Da quell’esperimento al 1970 passarono ancora parecchi anni, prima che il voto alle donne ticinesi diventasse realtà.
«I dati, in tal senso, sono rivelatori: la prima votazione popolare svolta in Ticino per l'attribuzione dei diritti politici alle donne risale al 3 novembre 1946 e raccolse solo il 22,8% di sì. Nel 1959 ci fu la prima votazione federale sul tema e il Ticino contò il 37,1% di voti a favore, contro il 33,1% registrato a livello nazionale. Il tasso di approvazione in Ticino superò il 48% nel 1966 e raggiunse il 63% il 19 ottobre 1969. Quando le donne ticinesi ottennero la possibilità di votare e fare politica a livello federale, il 7 febbraio 1971, la percentuale di favorevoli nel nostro Cantone toccò il 75,3%. Fu insomma una progressione continua, che veicolava una tendenza ben precisa».
Pensando al clima di quegli anni, quali differenze saltano immediatamente agli occhi del lettore del XXI secolo?

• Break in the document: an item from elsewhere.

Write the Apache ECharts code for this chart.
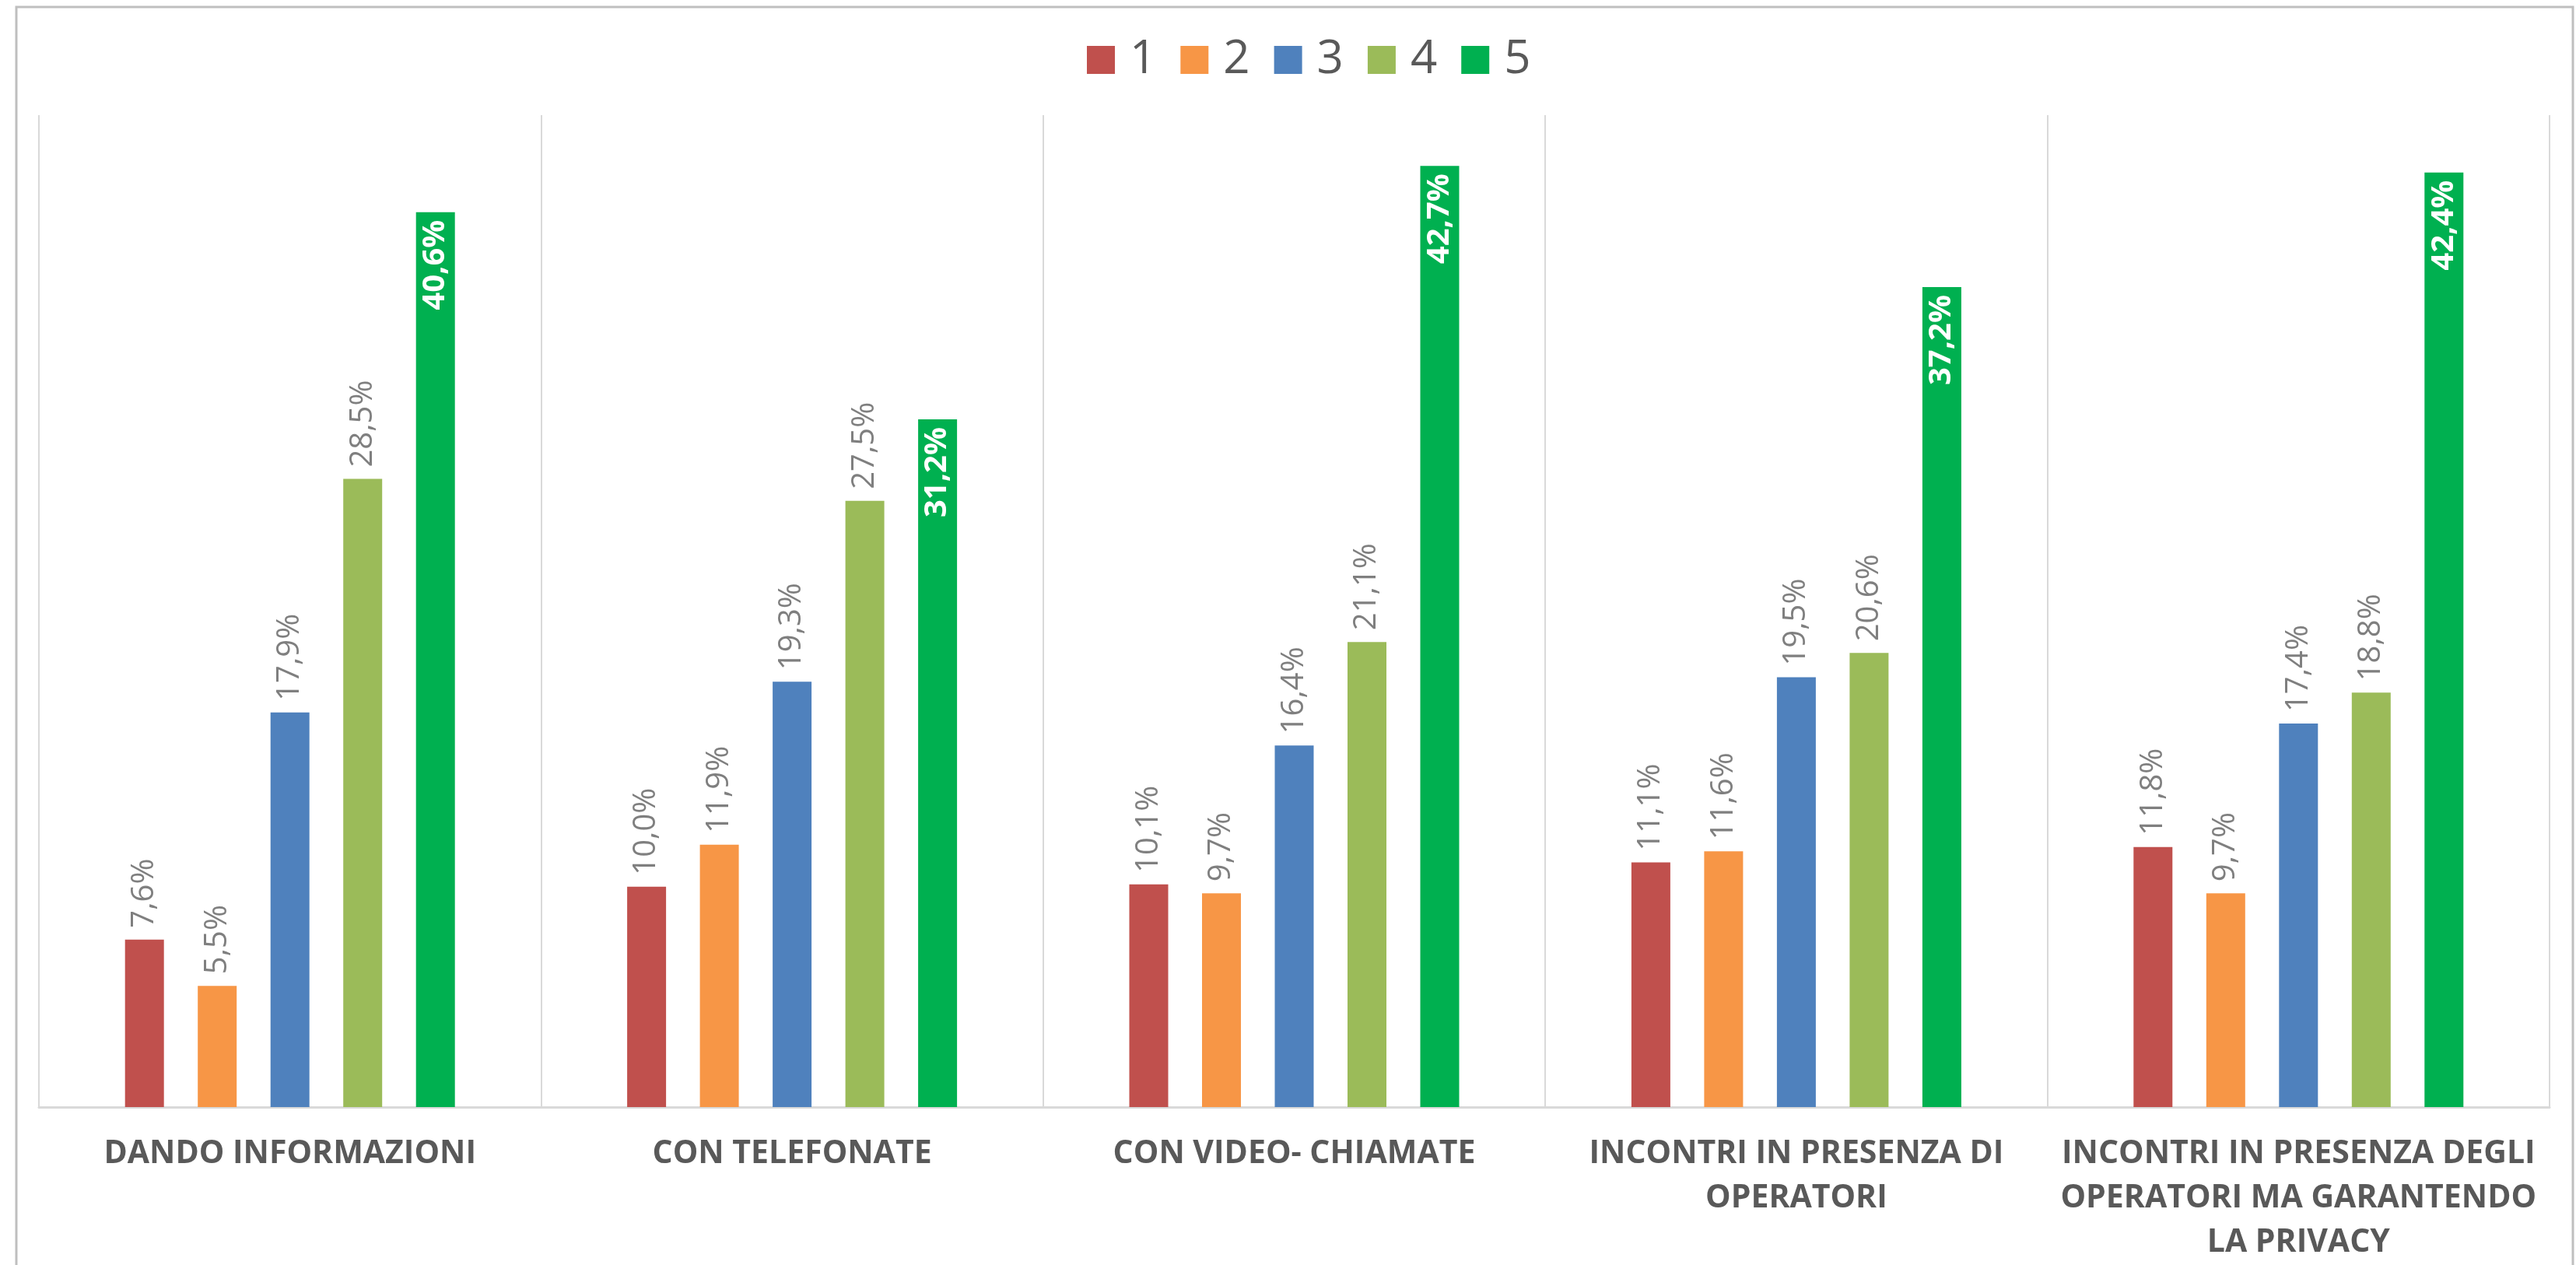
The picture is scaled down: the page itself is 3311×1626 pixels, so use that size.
<!DOCTYPE html>
<html>
<head>
<meta charset="utf-8">
<script src="https://cdn.jsdelivr.net/npm/echarts@6/dist/echarts.min.js"></script>
<style>
html,body{margin:0;padding:0;background:#fff;}
#chart{width:3311px;height:1626px;}
</style>
</head>
<body>
<div id="chart"></div>
<script>
const categories = [
  'DANDO INFORMAZIONI',
  'CON TELEFONATE',
  'CON VIDEO- CHIAMATE',
  'INCONTRI IN PRESENZA DI\nOPERATORI',
  'INCONTRI IN PRESENZA DEGLI\nOPERATORI MA GARANTENDO\nLA PRIVACY'
];
const seriesNames = ['1', '2', '3', '4', '5'];
const s1 = [7.6, 10.0, 10.1, 11.1, 11.8];
const s2 = [5.5, 11.9, 9.7, 11.6, 9.7];
const s3 = [17.9, 19.3, 16.4, 19.5, 17.4];
const s4 = [28.5, 27.5, 21.1, 20.6, 18.8];
const s5 = [40.6, 31.2, 42.7, 37.2, 42.4];
const colors = ['#C0504D', '#F79646', '#4F81BD', '#9BBB59', '#00B050'];

const font = '"Open Sans", "Noto Sans", sans-serif';
const fmt = p => p.value.toFixed(1).replace('.', ',') + '%';

const allData = [s1, s2, s3, s4, s5];
const series = allData.map((d, i) => {
  const last = i === 4;
  return {
    name: seriesNames[i],
    type: 'bar',
    data: d,
    barWidth: 50,
    barGap: '87%',
    itemStyle: { color: colors[i] },
    label: last ? {
      show: true,
      position: 'insideTop',
      rotate: 90,
      align: 'right',
      verticalAlign: 'middle',
      distance: 10,
      color: '#ffffff',
      fontWeight: 'bold',
      fontSize: 40,
      fontFamily: font,
      formatter: fmt
    } : {
      show: true,
      position: 'top',
      rotate: 90,
      align: 'left',
      verticalAlign: 'middle',
      distance: 15,
      color: '#7f7f7f',
      fontSize: 40,
      fontFamily: font,
      formatter: fmt
    }
  };
});

const chart = echarts.init(document.getElementById('chart'));
chart.setOption({
  backgroundColor: '#ffffff',
  animation: false,
  graphic: [{
    type: 'rect',
    shape: { x: 21, y: 9, width: 3286, height: 1700 },
    style: { fill: 'none', stroke: '#bfbfbf', lineWidth: 3 },
    silent: true,
    z: -1
  }],
  legend: {
    top: 42,
    left: 1392,
    itemWidth: 36,
    itemHeight: 36,
    itemGap: 31,
    icon: 'rect',
    textStyle: { fontSize: 60, color: '#595959', fontFamily: font, padding: [0, 0, 0, 14] }
  },
  grid: { left: 50, right: 34, top: 148, bottom: 194, containLabel: false },
  xAxis: {
    type: 'category',
    data: categories,
    axisLine: { show: true, lineStyle: { color: '#d9d9d9', width: 3 } },
    axisTick: { show: false },
    splitLine: { show: true, lineStyle: { color: '#d9d9d9', width: 2 } },
    axisLabel: {
      interval: 0,
      margin: 32,
      fontSize: 41,
      fontWeight: 'bold',
      color: '#595959',
      fontFamily: font,
      lineHeight: 57
    }
  },
  yAxis: {
    type: 'value',
    min: 0,
    max: 45,
    show: false,
    splitLine: { show: false }
  },
  series: series
});
</script>
</body>
</html>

«Oggi ci sorprende sicuramente la scelta delle parole utilizzate durante le campagne sul voto femminile, in particolare per i toni evocativi, a tratti apocalittici, scelti dal fronte del “no”. Ricordo in particolare il testo di un'inserzione a pagamento trovata su un quotidiano ticinese del 1946: "Elettore ticinese! Vuoi nel tuo Cantone una gioventù rovinata? Vuoi un maggior numero di spostati, di malati di mente? Vuoi rovinare la famiglia ticinese e la tua patria? NO, NO e NO. Vota NO e non obbligare la donna a disertare la casa. La donna è l'anima e il cuore della nazione, se rimane nella famiglia"". È stato quindi molto interessante verificare come, a partire dal 1946, la sensibilità dell’elettorato (maschile) sia via via cambiata, sulla spinta dei partiti che erano tutti a favore dell’allargamento dei diritti politici».